What the task requires:
Your task is to repeat the lines below exactly, excluding any pictures they contain.

Collected material:
####################

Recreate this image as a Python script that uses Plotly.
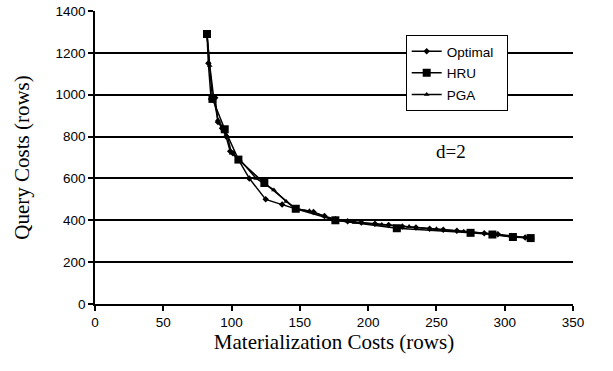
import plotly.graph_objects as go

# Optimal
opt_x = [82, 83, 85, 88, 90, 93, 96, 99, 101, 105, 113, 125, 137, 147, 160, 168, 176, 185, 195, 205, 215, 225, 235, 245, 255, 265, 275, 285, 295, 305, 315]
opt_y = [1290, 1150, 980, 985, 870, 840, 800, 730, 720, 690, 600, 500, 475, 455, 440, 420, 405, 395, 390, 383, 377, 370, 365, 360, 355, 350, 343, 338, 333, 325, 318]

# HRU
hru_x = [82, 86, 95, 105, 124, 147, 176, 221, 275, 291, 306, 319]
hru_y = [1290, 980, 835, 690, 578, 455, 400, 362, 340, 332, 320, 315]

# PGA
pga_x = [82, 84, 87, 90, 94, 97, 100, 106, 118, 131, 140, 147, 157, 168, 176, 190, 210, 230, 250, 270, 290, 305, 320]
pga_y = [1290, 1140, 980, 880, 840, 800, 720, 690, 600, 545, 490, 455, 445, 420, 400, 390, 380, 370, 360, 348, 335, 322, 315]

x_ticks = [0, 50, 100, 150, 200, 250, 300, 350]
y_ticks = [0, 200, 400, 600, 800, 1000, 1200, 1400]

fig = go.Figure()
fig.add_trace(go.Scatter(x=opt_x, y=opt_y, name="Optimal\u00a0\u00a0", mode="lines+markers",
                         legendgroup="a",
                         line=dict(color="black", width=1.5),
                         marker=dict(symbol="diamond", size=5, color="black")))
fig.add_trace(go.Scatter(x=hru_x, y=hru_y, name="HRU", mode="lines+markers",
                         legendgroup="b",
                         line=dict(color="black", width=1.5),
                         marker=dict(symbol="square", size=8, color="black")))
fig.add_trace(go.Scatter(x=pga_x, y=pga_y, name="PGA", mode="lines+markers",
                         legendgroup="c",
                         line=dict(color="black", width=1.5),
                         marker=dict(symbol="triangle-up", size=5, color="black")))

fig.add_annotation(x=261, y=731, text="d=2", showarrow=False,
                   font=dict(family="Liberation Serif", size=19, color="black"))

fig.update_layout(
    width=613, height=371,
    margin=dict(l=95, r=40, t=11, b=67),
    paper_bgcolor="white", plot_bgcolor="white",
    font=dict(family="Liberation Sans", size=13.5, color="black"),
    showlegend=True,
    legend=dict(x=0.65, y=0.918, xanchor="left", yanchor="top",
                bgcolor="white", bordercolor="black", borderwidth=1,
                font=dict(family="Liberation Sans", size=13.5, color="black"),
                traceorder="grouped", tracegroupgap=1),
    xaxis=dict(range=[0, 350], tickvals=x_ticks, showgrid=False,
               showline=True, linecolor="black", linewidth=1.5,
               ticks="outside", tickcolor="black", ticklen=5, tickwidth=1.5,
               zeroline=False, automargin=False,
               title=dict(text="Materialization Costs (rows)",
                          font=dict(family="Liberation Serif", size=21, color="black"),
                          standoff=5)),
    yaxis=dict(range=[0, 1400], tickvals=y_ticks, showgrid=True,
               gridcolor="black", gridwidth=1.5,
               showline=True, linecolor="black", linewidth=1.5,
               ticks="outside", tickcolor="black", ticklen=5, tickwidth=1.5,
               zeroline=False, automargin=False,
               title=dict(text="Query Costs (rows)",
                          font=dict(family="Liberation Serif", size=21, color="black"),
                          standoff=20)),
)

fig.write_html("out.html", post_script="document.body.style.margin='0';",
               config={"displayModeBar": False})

####################

Response:
Recreate this image as a Python script that uses Plotly.
import plotly.graph_objects as go

# Optimal
opt_x = [82, 83, 85, 88, 90, 93, 96, 99, 101, 105, 113, 125, 137, 147, 160, 168, 176, 185, 195, 205, 215, 225, 235, 245, 255, 265, 275, 285, 295, 305, 315]
opt_y = [1290, 1150, 980, 985, 870, 840, 800, 730, 720, 690, 600, 500, 475, 455, 440, 420, 405, 395, 390, 383, 377, 370, 365, 360, 355, 350, 343, 338, 333, 325, 318]

# HRU
hru_x = [82, 86, 95, 105, 124, 147, 176, 221, 275, 291, 306, 319]
hru_y = [1290, 980, 835, 690, 578, 455, 400, 362, 340, 332, 320, 315]

# PGA
pga_x = [82, 84, 87, 90, 94, 97, 100, 106, 118, 131, 140, 147, 157, 168, 176, 190, 210, 230, 250, 270, 290, 305, 320]
pga_y = [1290, 1140, 980, 880, 840, 800, 720, 690, 600, 545, 490, 455, 445, 420, 400, 390, 380, 370, 360, 348, 335, 322, 315]

x_ticks = [0, 50, 100, 150, 200, 250, 300, 350]
y_ticks = [0, 200, 400, 600, 800, 1000, 1200, 1400]

fig = go.Figure()
fig.add_trace(go.Scatter(x=opt_x, y=opt_y, name="Optimal\u00a0\u00a0", mode="lines+markers",
                         legendgroup="a",
                         line=dict(color="black", width=1.5),
                         marker=dict(symbol="diamond", size=5, color="black")))
fig.add_trace(go.Scatter(x=hru_x, y=hru_y, name="HRU", mode="lines+markers",
                         legendgroup="b",
                         line=dict(color="black", width=1.5),
                         marker=dict(symbol="square", size=8, color="black")))
fig.add_trace(go.Scatter(x=pga_x, y=pga_y, name="PGA", mode="lines+markers",
                         legendgroup="c",
                         line=dict(color="black", width=1.5),
                         marker=dict(symbol="triangle-up", size=5, color="black")))

fig.add_annotation(x=261, y=731, text="d=2", showarrow=False,
                   font=dict(family="Liberation Serif", size=19, color="black"))

fig.update_layout(
    width=613, height=371,
    margin=dict(l=95, r=40, t=11, b=67),
    paper_bgcolor="white", plot_bgcolor="white",
    font=dict(family="Liberation Sans", size=13.5, color="black"),
    showlegend=True,
    legend=dict(x=0.65, y=0.918, xanchor="left", yanchor="top",
                bgcolor="white", bordercolor="black", borderwidth=1,
                font=dict(family="Liberation Sans", size=13.5, color="black"),
                traceorder="grouped", tracegroupgap=1),
    xaxis=dict(range=[0, 350], tickvals=x_ticks, showgrid=False,
               showline=True, linecolor="black", linewidth=1.5,
               ticks="outside", tickcolor="black", ticklen=5, tickwidth=1.5,
               zeroline=False, automargin=False,
               title=dict(text="Materialization Costs (rows)",
                          font=dict(family="Liberation Serif", size=21, color="black"),
                          standoff=5)),
    yaxis=dict(range=[0, 1400], tickvals=y_ticks, showgrid=True,
               gridcolor="black", gridwidth=1.5,
               showline=True, linecolor="black", linewidth=1.5,
               ticks="outside", tickcolor="black", ticklen=5, tickwidth=1.5,
               zeroline=False, automargin=False,
               title=dict(text="Query Costs (rows)",
                          font=dict(family="Liberation Serif", size=21, color="black"),
                          standoff=20)),
)

fig.write_html("out.html", post_script="document.body.style.margin='0';",
               config={"displayModeBar": False})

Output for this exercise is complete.